企業での状況が煮詰まった時、私は田中先生に進退を相談しました。「もう会社を辞めて文筆業で独立しようと思う」と。1998年ごろのことです。田中先生は

「修論のときから文才あると思っていたし、先日学会誌にちょっとした投稿を見つけて『やっぱり光るものが』とは思ったけど、でもこんな時代だから、できるだけ会社にしがみついていたら?」

と言われました。私は反対を押し切って結局は独立したわけですが、その後、ときどき記事の掲載誌をもって田中先生に見せに行っていました。田中先生は

「修士のときは『この子は将来どうなるんだろうか』と心配してたけど、今こんなふうにちゃんと仕事して成果を出していて嬉しい」

と言ってくださいました。お宅では奥様にもそう話されていたそうです。

ときどき思う「それは東大の学風でもあるのかなあ?」

私は大学進学以来、ずっと東京にいます。学部と修士は、口の悪い人に「東大の植民地」とも言われる東京理科大でしたから、どうしても国立大学の中では東大関係者・東大出身者と接する機会が多くなります。

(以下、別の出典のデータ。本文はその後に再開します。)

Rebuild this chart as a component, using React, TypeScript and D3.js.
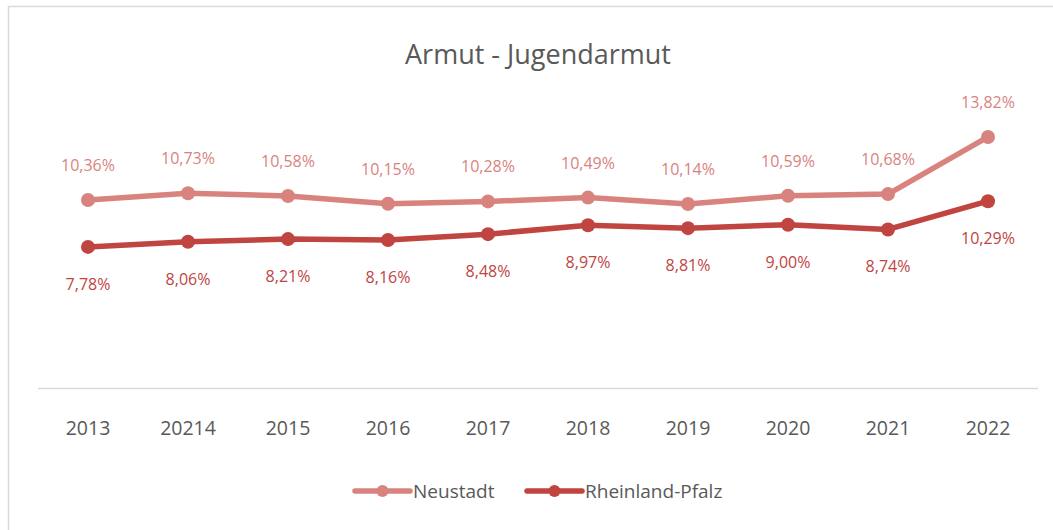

「他の一流(とされる)大学と比べてどうなのか」が比較できるほど、他の大学を良く知っているわけではありません。

ただ東大には、教育者として・研究者として・組織人として・一人の人間として尊敬できる「すごい人」が、「やっぱりたくさんいる」と感じる場面は多いです。規模が大きく、学生も教職員も多いので、それに比例する程度に「すごい人」がたくさんいるのは当然かもしれませんが。

もちろん、避けて通りたい東大出身者もたくさんいます。接する機会が多いということは、そういう人たちとも接するということですから。東大出身のひどい人に、ひどい目に遭わされつづけた末、東大が嫌いになっていた時期もあります。

でも今は、避けて通りたい人たちはなるべく避けて、「すごい人」たちがどのように育ち鍛えられていくのかに注目し、自分自身に応用できる部分は応用したいと思っています。